Changes in FOIA made this court success possible. Records of handling complaints of police misconduct have not been available by FOIA request for years, shielded by a D.C. government legal interpretation the Coalition has questioned repeatedly, that officers’ privacy would be invaded by release of complaint files and no public interest would be served.

The D.C. Council reversed this reasoning in a section of the 2022 police reform bill, developed in the months after the 2020 murder of George Floyd by police in Minneapolis. Council action followed the D.C. Police Reform Commission’s recommendation that full transparency of complaint records was an essential step in reviving community trust in law enforcement.

As Jones recounts, in reversing the D.C. government denial and opening the records the D.C. Superior Court noted the government was “somewhat tone-deaf” defending its secret records with a “pre-George Floyd view of FOIA” (emphasizing officer privacy rather than public concern for police accountability–a balancing test required by D.C. law). The judge called it “an argument repudiated by recent [D.C. Council] legislative action and a whole mood change within the city and the country.”

So the 2022 change in D.C. FOIA was a beacon light for the D.C. court, signaling a new view of the important public interest in transparent police records–the same signal that legislatures in California, New York, Maryland, and more have sent.

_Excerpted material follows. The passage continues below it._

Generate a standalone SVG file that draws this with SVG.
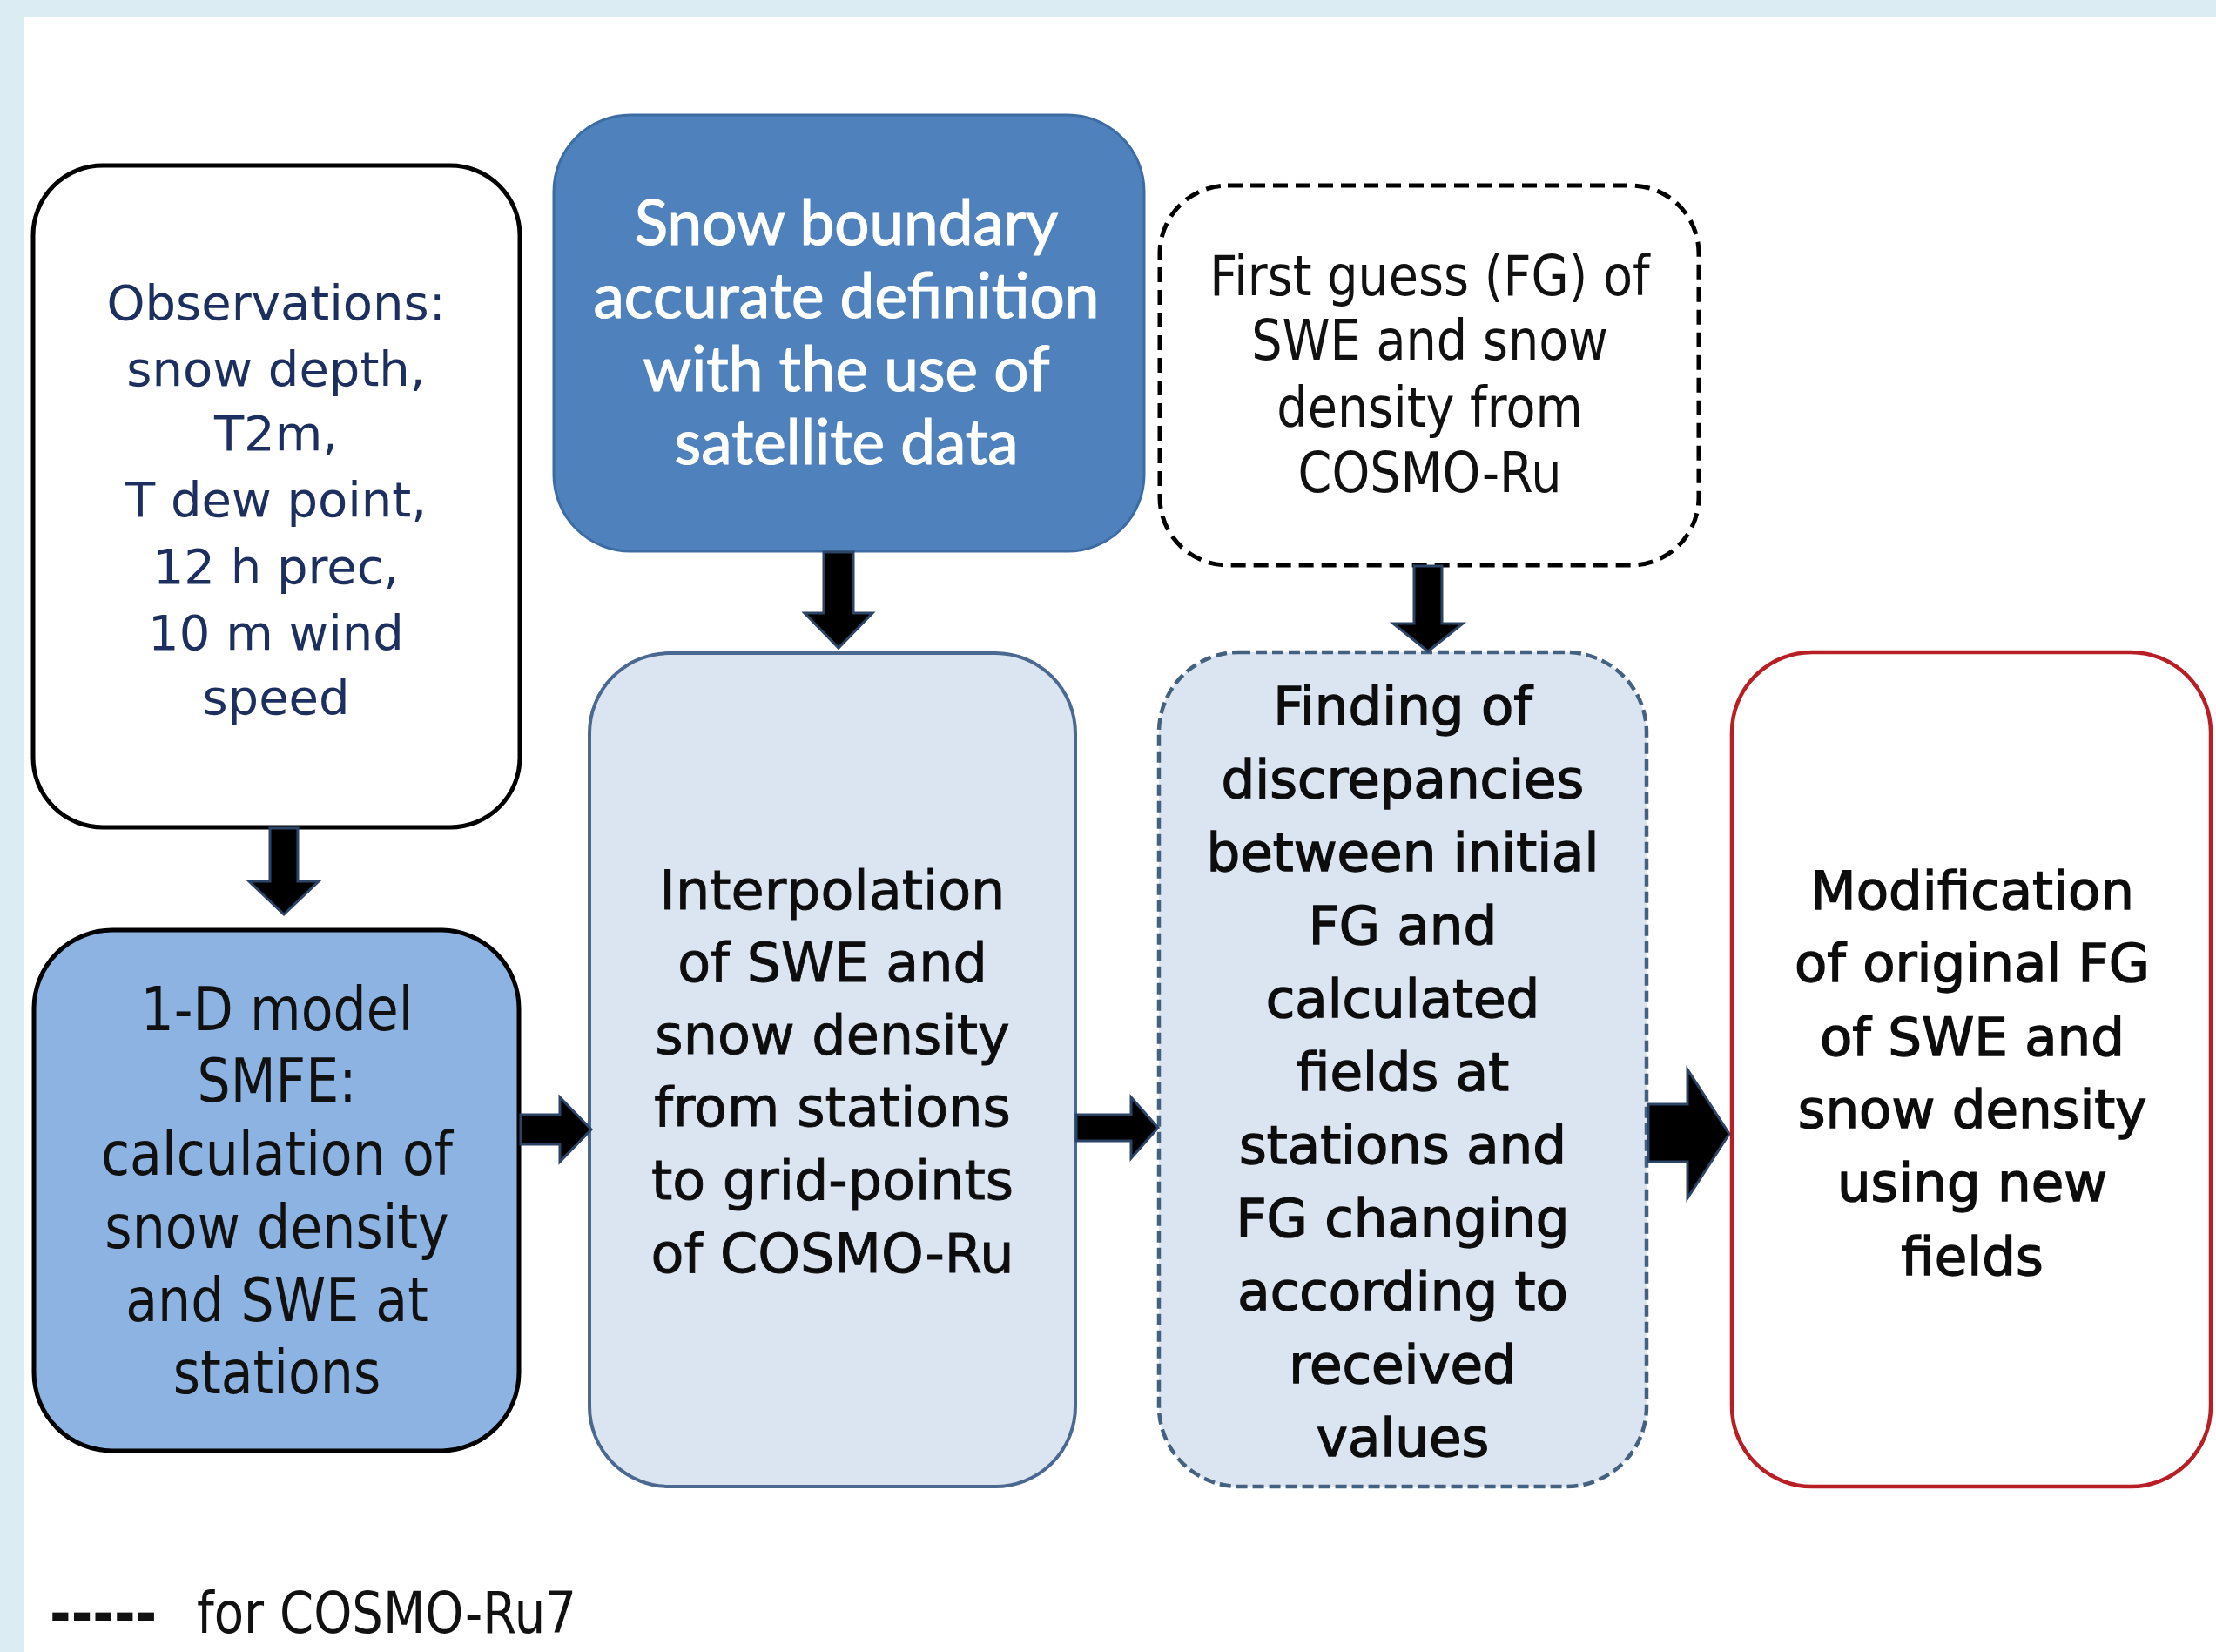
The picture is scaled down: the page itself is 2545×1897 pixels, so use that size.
<svg xmlns="http://www.w3.org/2000/svg" width="2545" height="1897" viewBox="0 0 2545 1897">
<style>
.t{font-family:"DejaVu Sans","Verdana",sans-serif;text-anchor:middle}
.obs{font-size:56px;fill:#1c2f5e}
.snow{font-family:Lato,"Open Sans",sans-serif;font-size:71px;fill:#ffffff;stroke:#ffffff;stroke-width:1.2;text-anchor:middle}
.oned{font-size:70px;fill:#111111}
.mid{font-size:62px;fill:#0d0d0d;stroke:#0d0d0d;stroke-width:0.9}
.fnd{font-size:61px;fill:#0d0d0d;stroke:#0d0d0d;stroke-width:1.4}
.fg{font-size:64px;fill:#111111}
.leg{font-family:"DejaVu Sans",sans-serif;font-size:66px;fill:#111111}
.arr{fill:#000000;stroke:#2c4466;stroke-width:3;stroke-linejoin:miter}
</style>
<rect x="0" y="0" width="2545" height="1897" fill="#dbecf3"/>
<rect x="28" y="20" width="2517" height="1877" fill="#ffffff"/>

<g id="observations">
<rect x="38" y="190" width="559" height="760" rx="80" ry="80" fill="#ffffff" stroke="#000000" stroke-width="5"/>
<text class="t obs" x="317" y="367">Observations:</text>
<text class="t obs" x="317" y="443">snow depth,</text>
<text class="t obs" x="317" y="517">T2m,</text>
<text class="t obs" x="317" y="593">T dew point,</text>
<text class="t obs" x="317" y="670">12 h prec,</text>
<text class="t obs" x="317" y="746">10 m wind</text>
<text class="t obs" x="317" y="820">speed</text>
</g>

<g id="snow-boundary">
<rect x="636" y="132" width="678" height="501" rx="88" ry="88" fill="#4f81bd" stroke="#3d6ca3" stroke-width="3"/>
<text class="snow" x="972" y="281">Snow boundary</text>
<text class="snow" x="972" y="365">accurate definition</text>
<text class="snow" x="972" y="449">with the use of</text>
<text class="snow" x="972" y="533">satellite data</text>
</g>

<g id="first-guess">
<rect x="1332" y="213" width="619" height="436" rx="78" ry="78" fill="#ffffff" stroke="#000000" stroke-width="5" stroke-dasharray="17 9"/>
<g transform="translate(1642,0) scale(0.87,1)">
<text class="t fg" x="0" y="339">First guess (FG) of</text>
<text class="t fg" x="0" y="413">SWE and snow</text>
<text class="t fg" x="0" y="490">density from</text>
<text class="t fg" x="0" y="565">COSMO-Ru</text>
</g>
</g>

<g id="one-d-model">
<rect x="39" y="1068" width="557" height="598" rx="90" ry="90" fill="#8db3e2" stroke="#000000" stroke-width="5"/>
<g transform="translate(318,0) scale(0.86,1)">
<text class="t oned" x="0" y="1183">1-D model</text>
<text class="t oned" x="0" y="1265">SMFE:</text>
<text class="t oned" x="0" y="1349">calculation of</text>
<text class="t oned" x="0" y="1433">snow density</text>
<text class="t oned" x="0" y="1517">and SWE at</text>
<text class="t oned" x="0" y="1600">stations</text>
</g>
</g>

<g id="interpolation">
<rect x="677" y="750" width="558" height="957" rx="92" ry="92" fill="#dbe5f1" stroke="#4a6890" stroke-width="4"/>
<text class="t mid" x="956" y="1044">Interpolation</text>
<text class="t mid" x="956" y="1127">of SWE and</text>
<text class="t mid" x="956" y="1210">snow density</text>
<text class="t mid" x="956" y="1293">from stations</text>
<text class="t mid" x="956" y="1377">to grid-points</text>
<text class="t mid" x="956" y="1461">of COSMO-Ru</text>
</g>

<g id="finding">
<rect x="1331" y="749" width="560" height="958" rx="92" ry="92" fill="#dbe5f1" stroke="#44617f" stroke-width="4.5" stroke-dasharray="13 6"/>
<text class="t fnd" x="1611" y="832">Finding of</text>
<text class="t fnd" x="1611" y="916">discrepancies</text>
<text class="t fnd" x="1611" y="1000">between initial</text>
<text class="t fnd" x="1611" y="1084">FG and</text>
<text class="t fnd" x="1611" y="1168">calculated</text>
<text class="t fnd" x="1611" y="1252">fields at</text>
<text class="t fnd" x="1611" y="1336">stations and</text>
<text class="t fnd" x="1611" y="1420">FG changing</text>
<text class="t fnd" x="1611" y="1504">according to</text>
<text class="t fnd" x="1611" y="1588">received</text>
<text class="t fnd" x="1611" y="1672">values</text>
</g>

<g id="modification">
<rect x="1989" y="749" width="550" height="958" rx="92" ry="92" fill="#ffffff" stroke="#b81f25" stroke-width="4.5"/>
<text class="t fnd" x="2265" y="1044">Modification</text>
<text class="t fnd" x="2265" y="1127">of original FG</text>
<text class="t fnd" x="2265" y="1212">of SWE and</text>
<text class="t fnd" x="2265" y="1295">snow density</text>
<text class="t fnd" x="2265" y="1379">using new</text>
<text class="t fnd" x="2265" y="1464">fields</text>
</g>

<g id="connectors">
<path class="arr" d="M310,951 L342,951 L342,1012 L366,1012 L326,1050 L286,1012 L310,1012 Z"/>
<path class="arr" d="M946,634 L980,634 L980,704 L1002,704 L963,744 L924,704 L946,704 Z"/>
<path class="arr" d="M1624,650 L1656,650 L1656,716 L1680,716 L1640,748 L1600,716 L1624,716 Z"/>
<path class="arr" d="M598,1280 L643,1280 L643,1260 L679,1297 L643,1334 L643,1314 L598,1314 Z"/>
<path class="arr" d="M1236,1280 L1299,1280 L1299,1260 L1330,1295 L1299,1330 L1299,1310 L1236,1310 Z"/>
<path class="arr" d="M1893,1268 L1938,1268 L1938,1228 L1986,1302 L1938,1376 L1938,1334 L1893,1334 Z"/>
</g>

<g id="legend">
<g transform="translate(57,0) scale(0.9,1)">
<text class="leg" x="0" y="1875" font-weight="bold">-----</text>
</g>
<g transform="translate(226,0) scale(0.85,1)">
<text class="leg" x="0" y="1875">for COSMO-Ru7</text>
</g>
</g>
</svg>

Jones’s account in the December story shows the powerful insight that can come from records that eventually reach the sunlight—when a court takes a favorable view of the public interest. Unfortunately, few of the public have the resources to wage the costly two-year court battle that The Washington Post endured (though the court did order the District to repay $70,000 of legal expenses).

The law is on the books for the court to recognize but not yet practically implemented to assist others; the mayor declined to budget for staff to carry out the Council’s 2022 direction to open discipline files to FOIA requests generally. (See Coalition analysis of the funding fight here.)

The D.C. Open Government Coalition welcomes the Post’s publication of both the guide to using FOIA and the story of their reporters’ fight for police records, which turned out well because the court acknowledged the D.C. Council has wisely expanded FOIA.